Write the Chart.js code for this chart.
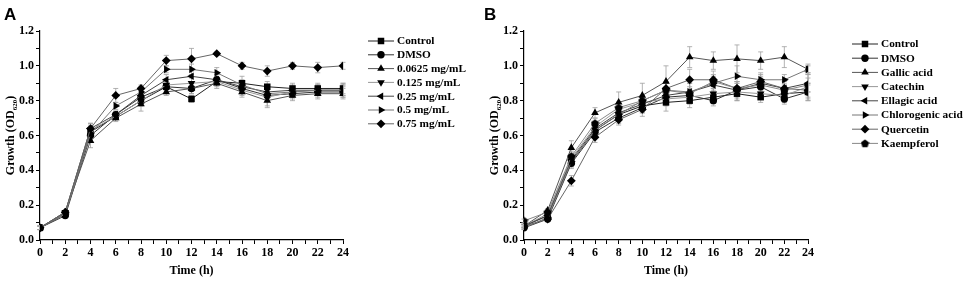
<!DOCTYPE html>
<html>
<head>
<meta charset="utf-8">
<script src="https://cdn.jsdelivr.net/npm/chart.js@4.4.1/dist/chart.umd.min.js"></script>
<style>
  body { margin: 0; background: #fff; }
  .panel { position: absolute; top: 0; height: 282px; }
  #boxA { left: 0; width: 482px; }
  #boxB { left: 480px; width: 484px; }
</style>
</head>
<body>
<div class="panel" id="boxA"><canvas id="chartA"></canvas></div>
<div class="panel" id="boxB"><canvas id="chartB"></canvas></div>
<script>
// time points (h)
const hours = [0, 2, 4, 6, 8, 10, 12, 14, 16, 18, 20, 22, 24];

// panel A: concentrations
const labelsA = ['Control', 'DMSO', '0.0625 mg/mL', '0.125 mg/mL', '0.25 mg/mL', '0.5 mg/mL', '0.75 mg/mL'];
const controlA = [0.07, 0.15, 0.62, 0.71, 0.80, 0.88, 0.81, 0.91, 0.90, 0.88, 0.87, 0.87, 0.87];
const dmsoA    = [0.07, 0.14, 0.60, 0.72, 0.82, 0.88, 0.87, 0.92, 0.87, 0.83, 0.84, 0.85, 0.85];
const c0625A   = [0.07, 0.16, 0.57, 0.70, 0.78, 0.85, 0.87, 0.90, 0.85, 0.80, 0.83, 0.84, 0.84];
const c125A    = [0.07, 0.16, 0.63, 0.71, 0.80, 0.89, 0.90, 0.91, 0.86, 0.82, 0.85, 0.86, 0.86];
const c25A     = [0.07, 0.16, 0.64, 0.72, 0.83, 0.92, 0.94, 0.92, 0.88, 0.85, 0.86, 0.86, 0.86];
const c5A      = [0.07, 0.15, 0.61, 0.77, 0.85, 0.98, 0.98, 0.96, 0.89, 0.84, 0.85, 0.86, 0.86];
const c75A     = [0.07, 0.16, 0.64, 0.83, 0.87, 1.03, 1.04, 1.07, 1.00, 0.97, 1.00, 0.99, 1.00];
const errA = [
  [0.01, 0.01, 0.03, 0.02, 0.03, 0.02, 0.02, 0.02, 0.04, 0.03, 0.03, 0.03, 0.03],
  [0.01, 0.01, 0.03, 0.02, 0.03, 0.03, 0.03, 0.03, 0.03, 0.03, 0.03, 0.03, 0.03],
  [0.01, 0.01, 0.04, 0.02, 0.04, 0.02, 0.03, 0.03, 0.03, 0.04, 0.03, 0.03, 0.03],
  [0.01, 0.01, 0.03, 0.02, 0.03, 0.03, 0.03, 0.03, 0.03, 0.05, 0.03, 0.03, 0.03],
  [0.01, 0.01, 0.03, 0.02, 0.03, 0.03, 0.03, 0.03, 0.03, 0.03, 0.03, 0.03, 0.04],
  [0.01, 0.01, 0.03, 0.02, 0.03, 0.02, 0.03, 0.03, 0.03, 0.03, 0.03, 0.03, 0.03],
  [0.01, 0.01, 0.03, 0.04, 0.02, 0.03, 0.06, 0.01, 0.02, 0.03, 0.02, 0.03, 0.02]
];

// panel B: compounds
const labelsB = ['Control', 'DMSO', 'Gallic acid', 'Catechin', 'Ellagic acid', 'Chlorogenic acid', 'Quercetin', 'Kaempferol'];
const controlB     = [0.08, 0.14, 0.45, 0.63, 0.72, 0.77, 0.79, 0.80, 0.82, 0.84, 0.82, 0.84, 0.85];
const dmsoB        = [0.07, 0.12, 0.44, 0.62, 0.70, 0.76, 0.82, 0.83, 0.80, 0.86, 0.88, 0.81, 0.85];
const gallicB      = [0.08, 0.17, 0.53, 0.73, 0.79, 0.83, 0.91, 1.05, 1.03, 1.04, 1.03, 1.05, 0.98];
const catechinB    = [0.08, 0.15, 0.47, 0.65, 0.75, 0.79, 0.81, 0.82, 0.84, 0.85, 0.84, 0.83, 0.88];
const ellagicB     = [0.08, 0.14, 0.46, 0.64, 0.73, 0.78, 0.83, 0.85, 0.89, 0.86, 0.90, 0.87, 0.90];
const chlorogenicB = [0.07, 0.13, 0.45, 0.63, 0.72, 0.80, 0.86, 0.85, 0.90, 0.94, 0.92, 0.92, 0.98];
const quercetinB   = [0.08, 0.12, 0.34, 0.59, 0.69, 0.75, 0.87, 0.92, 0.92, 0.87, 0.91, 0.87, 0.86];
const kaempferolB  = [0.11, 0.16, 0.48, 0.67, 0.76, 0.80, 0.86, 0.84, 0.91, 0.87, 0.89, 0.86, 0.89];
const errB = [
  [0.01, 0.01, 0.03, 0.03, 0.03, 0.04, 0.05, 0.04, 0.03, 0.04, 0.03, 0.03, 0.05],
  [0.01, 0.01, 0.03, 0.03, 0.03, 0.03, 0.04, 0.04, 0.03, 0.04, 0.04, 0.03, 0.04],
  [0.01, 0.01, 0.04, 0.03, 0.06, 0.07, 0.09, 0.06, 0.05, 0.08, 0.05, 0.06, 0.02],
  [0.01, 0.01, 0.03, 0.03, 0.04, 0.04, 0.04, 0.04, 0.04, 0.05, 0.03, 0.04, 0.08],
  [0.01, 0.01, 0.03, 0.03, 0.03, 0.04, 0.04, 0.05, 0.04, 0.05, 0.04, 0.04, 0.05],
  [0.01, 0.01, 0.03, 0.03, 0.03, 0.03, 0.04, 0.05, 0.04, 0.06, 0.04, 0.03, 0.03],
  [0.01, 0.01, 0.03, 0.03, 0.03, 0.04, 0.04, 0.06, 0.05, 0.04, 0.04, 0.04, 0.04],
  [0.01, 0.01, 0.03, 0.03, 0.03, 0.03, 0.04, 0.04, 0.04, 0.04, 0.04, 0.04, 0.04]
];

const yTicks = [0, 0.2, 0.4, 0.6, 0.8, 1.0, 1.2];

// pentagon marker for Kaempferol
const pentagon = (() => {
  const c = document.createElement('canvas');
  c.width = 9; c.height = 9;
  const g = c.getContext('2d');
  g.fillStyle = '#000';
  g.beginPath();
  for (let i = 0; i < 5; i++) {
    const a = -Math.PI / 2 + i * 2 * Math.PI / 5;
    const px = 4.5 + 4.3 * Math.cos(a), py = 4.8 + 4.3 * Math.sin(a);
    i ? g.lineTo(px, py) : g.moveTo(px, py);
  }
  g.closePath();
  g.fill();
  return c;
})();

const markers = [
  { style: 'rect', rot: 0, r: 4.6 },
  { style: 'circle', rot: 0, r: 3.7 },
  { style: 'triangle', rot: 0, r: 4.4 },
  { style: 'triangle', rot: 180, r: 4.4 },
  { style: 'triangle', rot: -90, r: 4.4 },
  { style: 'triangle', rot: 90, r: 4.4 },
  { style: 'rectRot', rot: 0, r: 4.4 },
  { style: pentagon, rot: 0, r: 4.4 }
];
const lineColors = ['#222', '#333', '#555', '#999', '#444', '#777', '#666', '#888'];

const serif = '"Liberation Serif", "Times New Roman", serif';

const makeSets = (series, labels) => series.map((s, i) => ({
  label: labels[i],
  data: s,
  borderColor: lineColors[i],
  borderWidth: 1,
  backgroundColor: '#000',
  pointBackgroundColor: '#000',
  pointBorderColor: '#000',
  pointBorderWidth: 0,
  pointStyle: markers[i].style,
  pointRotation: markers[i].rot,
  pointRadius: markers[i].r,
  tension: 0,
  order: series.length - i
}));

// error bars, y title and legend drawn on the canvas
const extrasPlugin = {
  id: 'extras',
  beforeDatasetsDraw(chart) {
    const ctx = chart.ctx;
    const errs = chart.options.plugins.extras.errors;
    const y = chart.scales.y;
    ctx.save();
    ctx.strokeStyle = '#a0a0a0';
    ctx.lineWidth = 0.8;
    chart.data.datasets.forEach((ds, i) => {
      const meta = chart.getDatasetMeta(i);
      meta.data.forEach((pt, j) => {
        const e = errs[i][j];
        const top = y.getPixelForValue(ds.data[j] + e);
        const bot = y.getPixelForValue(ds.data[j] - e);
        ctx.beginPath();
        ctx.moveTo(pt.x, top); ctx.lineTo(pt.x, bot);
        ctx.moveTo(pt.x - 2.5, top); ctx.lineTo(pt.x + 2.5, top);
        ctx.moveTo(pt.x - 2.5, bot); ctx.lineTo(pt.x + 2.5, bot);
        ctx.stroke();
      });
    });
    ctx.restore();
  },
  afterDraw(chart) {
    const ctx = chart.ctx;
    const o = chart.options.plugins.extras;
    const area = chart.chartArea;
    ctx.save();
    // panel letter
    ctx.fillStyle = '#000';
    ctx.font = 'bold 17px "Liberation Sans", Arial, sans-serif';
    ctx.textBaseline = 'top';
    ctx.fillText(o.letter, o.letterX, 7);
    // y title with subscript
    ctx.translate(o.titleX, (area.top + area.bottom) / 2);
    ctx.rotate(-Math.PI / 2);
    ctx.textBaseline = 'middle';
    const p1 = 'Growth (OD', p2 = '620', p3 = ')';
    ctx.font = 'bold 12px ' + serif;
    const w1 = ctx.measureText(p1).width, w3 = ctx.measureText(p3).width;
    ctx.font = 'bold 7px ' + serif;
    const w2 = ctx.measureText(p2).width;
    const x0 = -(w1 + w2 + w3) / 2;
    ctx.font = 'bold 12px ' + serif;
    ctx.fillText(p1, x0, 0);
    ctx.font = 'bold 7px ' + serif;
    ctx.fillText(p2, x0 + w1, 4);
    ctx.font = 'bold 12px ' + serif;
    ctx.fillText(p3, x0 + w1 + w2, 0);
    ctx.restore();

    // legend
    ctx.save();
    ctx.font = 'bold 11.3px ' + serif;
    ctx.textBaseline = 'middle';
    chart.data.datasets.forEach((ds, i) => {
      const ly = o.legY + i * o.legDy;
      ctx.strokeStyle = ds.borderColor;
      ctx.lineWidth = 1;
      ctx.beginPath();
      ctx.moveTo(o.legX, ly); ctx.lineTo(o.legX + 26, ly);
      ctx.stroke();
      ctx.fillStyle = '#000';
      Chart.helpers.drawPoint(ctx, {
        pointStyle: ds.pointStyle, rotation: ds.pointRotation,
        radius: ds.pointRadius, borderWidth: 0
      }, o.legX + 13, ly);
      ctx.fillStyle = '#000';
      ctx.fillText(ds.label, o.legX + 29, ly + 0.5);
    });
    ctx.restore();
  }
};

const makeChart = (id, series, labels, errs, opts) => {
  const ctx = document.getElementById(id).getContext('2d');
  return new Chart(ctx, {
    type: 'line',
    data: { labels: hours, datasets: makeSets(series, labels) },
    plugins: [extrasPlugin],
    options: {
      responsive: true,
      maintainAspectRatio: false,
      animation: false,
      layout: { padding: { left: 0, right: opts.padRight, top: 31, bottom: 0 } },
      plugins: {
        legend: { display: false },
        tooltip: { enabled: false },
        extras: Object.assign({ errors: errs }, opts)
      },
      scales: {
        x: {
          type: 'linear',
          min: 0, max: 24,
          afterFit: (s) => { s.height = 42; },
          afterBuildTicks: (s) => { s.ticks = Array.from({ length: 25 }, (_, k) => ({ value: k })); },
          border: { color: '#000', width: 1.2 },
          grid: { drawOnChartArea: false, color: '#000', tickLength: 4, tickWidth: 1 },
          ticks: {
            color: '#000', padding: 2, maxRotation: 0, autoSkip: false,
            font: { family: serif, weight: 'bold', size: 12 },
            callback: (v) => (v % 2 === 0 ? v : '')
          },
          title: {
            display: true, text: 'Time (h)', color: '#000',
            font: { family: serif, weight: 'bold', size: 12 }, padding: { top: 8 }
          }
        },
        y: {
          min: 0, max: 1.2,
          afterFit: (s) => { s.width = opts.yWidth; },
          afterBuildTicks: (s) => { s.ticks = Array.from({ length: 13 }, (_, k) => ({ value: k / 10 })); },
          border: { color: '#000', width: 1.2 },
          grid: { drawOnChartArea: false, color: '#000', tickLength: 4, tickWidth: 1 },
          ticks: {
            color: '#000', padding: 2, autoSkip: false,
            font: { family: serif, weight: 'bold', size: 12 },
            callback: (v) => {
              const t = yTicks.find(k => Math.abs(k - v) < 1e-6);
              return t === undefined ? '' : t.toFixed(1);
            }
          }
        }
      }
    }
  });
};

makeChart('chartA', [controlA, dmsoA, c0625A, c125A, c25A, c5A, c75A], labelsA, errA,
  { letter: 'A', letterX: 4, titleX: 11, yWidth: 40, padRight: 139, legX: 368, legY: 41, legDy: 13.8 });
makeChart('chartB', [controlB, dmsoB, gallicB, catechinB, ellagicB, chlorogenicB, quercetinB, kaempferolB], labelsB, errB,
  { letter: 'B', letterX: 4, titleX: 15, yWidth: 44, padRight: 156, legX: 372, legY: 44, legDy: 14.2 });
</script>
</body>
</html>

========================================

# PROBLEM STATEMENT:
Look at the listing and set down only the lines from its start through the line with "20, 22, 24];", word for word and without pictures.

# TASK OUTPUT:
Write the Chart.js code for this chart.
<!DOCTYPE html>
<html>
<head>
<meta charset="utf-8">
<script src="https://cdn.jsdelivr.net/npm/chart.js@4.4.1/dist/chart.umd.min.js"></script>
<style>
  body { margin: 0; background: #fff; }
  .panel { position: absolute; top: 0; height: 282px; }
  #boxA { left: 0; width: 482px; }
  #boxB { left: 480px; width: 484px; }
</style>
</head>
<body>
<div class="panel" id="boxA"><canvas id="chartA"></canvas></div>
<div class="panel" id="boxB"><canvas id="chartB"></canvas></div>
<script>
// time points (h)
const hours = [0, 2, 4, 6, 8, 10, 12, 14, 16, 18, 20, 22, 24];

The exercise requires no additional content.